Is Sustainability too Expensive?

When:
March 12, 2014 @ 5:30 pm – 6:30 pm
2014-03-12T17:30:00+00:00
2014-03-12T18:30:00+00:00
Where:
Jesus College, Ship Street Centre
Jesus College
University of Oxford, Turl Street, Oxford, Oxfordshire OX1 3DW
UK
Cost:
Free

Nature provides a continuous flow of ecological services upon which all human activities depend. Today, human demand worldwide outstrips what nature provides, just as some people spend more money than they earn. What are the costs of running ever larger ecological deficits? Do the consequences of ecological overspending outweigh its benefits? We can never know for sure – but let’s think of it as high-stakes gambling. Is it worth betting the farm on the possibility that human ingenuity will be able to counteract ecological overshoot (including overfishing, deforestation, soil loss, and climate change)?
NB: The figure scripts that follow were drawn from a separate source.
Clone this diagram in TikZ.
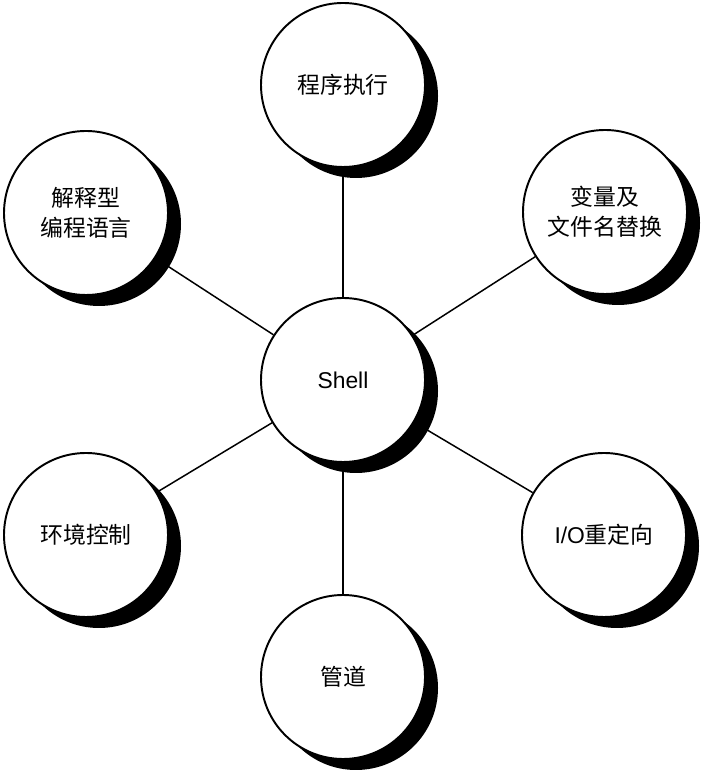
\documentclass[tikz,border=0pt]{standalone}
\usepackage{fontspec}
\setmainfont{Liberation Sans}
\newfontfamily\cjk{Noto Sans CJK SC}
\usepackage{tikz}
\usetikzlibrary{shapes,shadows,positioning}

\tikzset{
    bubble/.style={circle,draw,line width=1.1pt,fill=white,minimum size=3.28cm,
        align=center,font=\fontsize{13}{17}\selectfont,
        drop shadow={shadow xshift=0.26cm,shadow yshift=-0.22cm,fill=black,opacity=1}},
    spoke/.style={line width=0.85pt}
}

\begin{document}
\begin{tikzpicture}
    \useasboundingbox (0,0) rectangle (14,15.42);

    \node[bubble] (shell) at (6.86,7.82) {Shell};
    \node[bubble] (exec) at (6.86,13.72) {\cjk 程序执行};
    \node[bubble] (lang) at (1.72,11.16) {\cjk 解释型\\\cjk 编程语言};
    \node[bubble] (subst) at (12.1,11.18) {\cjk 变量及\\\cjk 文件名替换};
    \node[bubble] (env) at (1.72,4.72) {\cjk 环境控制};
    \node[bubble] (redir) at (12.08,4.72) {I/O\cjk 重定向};
    \node[bubble] (pipe) at (6.86,1.88) {\cjk 管道};

    \foreach \n in {exec,lang,subst,env,redir,pipe}
        \draw[spoke] (shell) -- (\n);
\end{tikzpicture}
\end{document}
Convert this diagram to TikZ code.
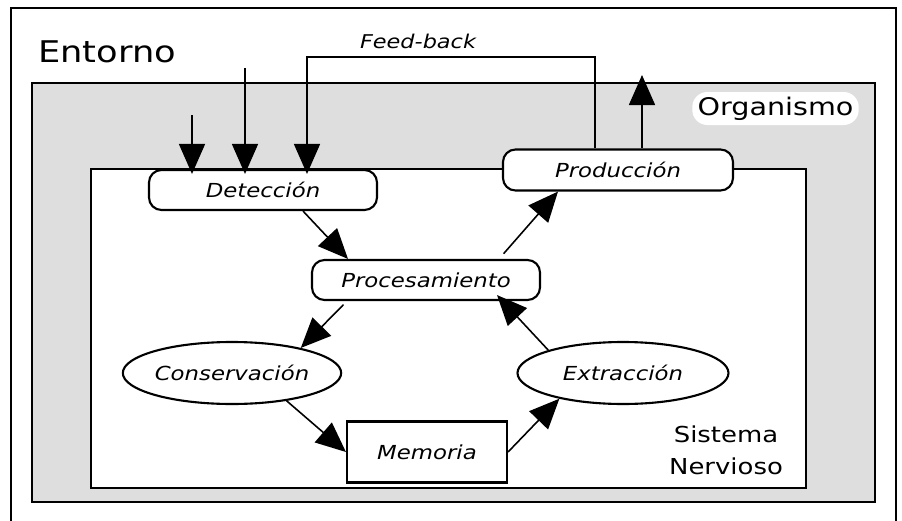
\documentclass[tikz,border=0pt]{standalone}
\usepackage{fontspec}
\setmainfont[FakeStretch=1.18]{DejaVu Sans}
\usepackage{tikz}
\usetikzlibrary{shapes}
\usetikzlibrary{arrows.meta}
\usetikzlibrary{positioning}
\definecolor{fondo}{gray}{0.87}
\tikzstyle{marco}=[draw,line width=1.2pt]
\tikzstyle{proceso}=[
        draw,
        rectangle,
        rounded corners=0.25cm,
        line width=1.2pt,
        fill=white,
        inner sep=0pt,
        minimum height=0.8cm,
        font=\fontsize{11}{13}\selectfont\itshape
]
\tikzstyle{fase}=[ellipse,draw,fill=white,line width=1.2pt,inner sep=0pt,
minimum width=4.2cm,minimum height=1.24cm,font=\fontsize{11}{13}\selectfont\itshape]
\tikzstyle{almacen}=[rectangle,draw,fill=white,line width=1.2pt,inner sep=0pt,
minimum width=3.2cm,minimum height=1.22cm,font=\fontsize{11}{13}\selectfont\itshape]
\tikzstyle{rotulo}=[inner sep=0pt,text=black]
\tikzstyle{flecha}=[-{Triangle[length=0.6cm,width=0.52cm]},line width=0.9pt]
\begin{document}
\begin{tikzpicture}
\useasboundingbox (0,0) rectangle (18.04,-10.42);
%Marcos
\draw[marco] (0.22,-10.6) |- (17.92,-0.16) -- (17.92,-10.6);
\draw[marco,fill=fondo] (0.64,-1.66) rectangle (17.5,-10.04);
\draw[marco,fill=white] (1.82,-3.38) rectangle (16.12,-9.76);
\node[rotulo,anchor=base west,font=\fontsize{17}{20}\selectfont] (ent) at (0.76,-1.24) {Entorno};
\node[rotulo,fill=white,rounded corners=0.3cm,inner xsep=3pt,minimum height=0.66cm,font=\fontsize{13.8}{16}\selectfont] (org) at (15.51,-2.17) {Organismo};
\node[rotulo,align=center,font=\fontsize{12.5}{18.4}\selectfont] (sn) at (14.52,-9.0) {Sistema\\Nervioso};
%Nodos
\node[proceso,minimum width=4.56cm] (det) at (5.26,-3.8) {Detección};
\node[proceso,minimum width=4.6cm,minimum height=0.82cm] (prod) at (12.36,-3.4) {Producción};
\node[proceso,minimum width=4.56cm] (proc) at (8.52,-5.6) {Procesamiento};
\node[fase,minimum width=4.18cm] (cons) at (4.64,-7.46) {Conservación};
\node[fase,minimum width=4.22cm] (ext) at (12.46,-7.46) {Extracción};
\node[almacen] (mem) at (8.54,-9.04) {Memoria};
\coordinate (in1) at (3.84,-2.3);
\coordinate (in2) at (4.9,-1.36);
\coordinate (fb) at (8.36,-1.14);
\coordinate (out) at (12.84,-1.5);
%Flechas
\draw[flecha] (in1) -- ([xshift=-1.42cm,yshift=-0.1cm]det.north);
\draw[flecha] (in2) -- ([xshift=-0.36cm,yshift=-0.1cm]det.north);
\draw[flecha] ([xshift=-0.46cm]prod.north) |- (fb) -| ([xshift=0.88cm,yshift=-0.1cm]det.north);
\node[rotulo,anchor=base,font=\fontsize{10.8}{13}\selectfont\itshape] at ([yshift=0.18cm]fb) {Feed-back};
\draw[flecha] ([xshift=0.48cm]prod.north) -- (out);
\draw[flecha] ([xshift=0.8cm]det.south) -- ([xshift=-1.56cm]proc.north);
\draw[flecha,shorten <=0.14cm] ([xshift=1.46cm]proc.north) -- ([xshift=-1.2cm]prod.south);
\draw[flecha,shorten <=0.1cm] ([xshift=-1.58cm]proc.south) -- (cons.20);
\draw[flecha] (cons.-27) -- (mem.west);
\draw[flecha] (mem.east) -- (ext.202);
\draw[flecha] (ext.163) -- ([xshift=1.42cm,yshift=0.12cm]proc.south);
\end{tikzpicture}
\end{document}
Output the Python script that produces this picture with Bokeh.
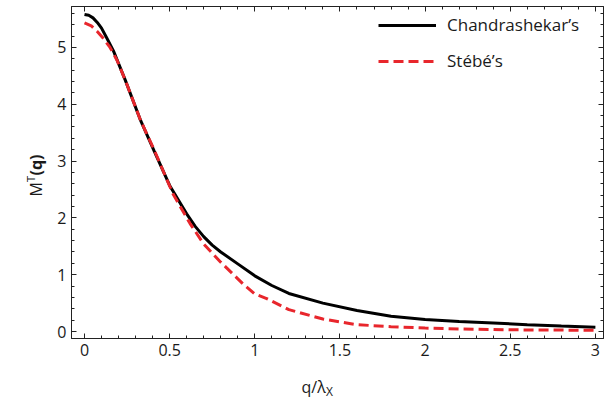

Or is it wiser to bet on options that will protect our economies in case human ingenuity fails to reverse ecological overshoot? If yes, how much should we bet? And how? If not, what might we lose?

The Presenter is Mathis Wackernagel, Ph.D., co-creator of the Ecological Footprint and President of Global Footprint Network. He is also a Visiting Professor at Cornell University. His awards include the 2012 Blue Planet Prize, the Kenneth Boulding Memorial Award, the Zayed International Prize for the Environment, an honorary doctorate from the University of Berne, and a Skoll Award for Social Entrepreneurship.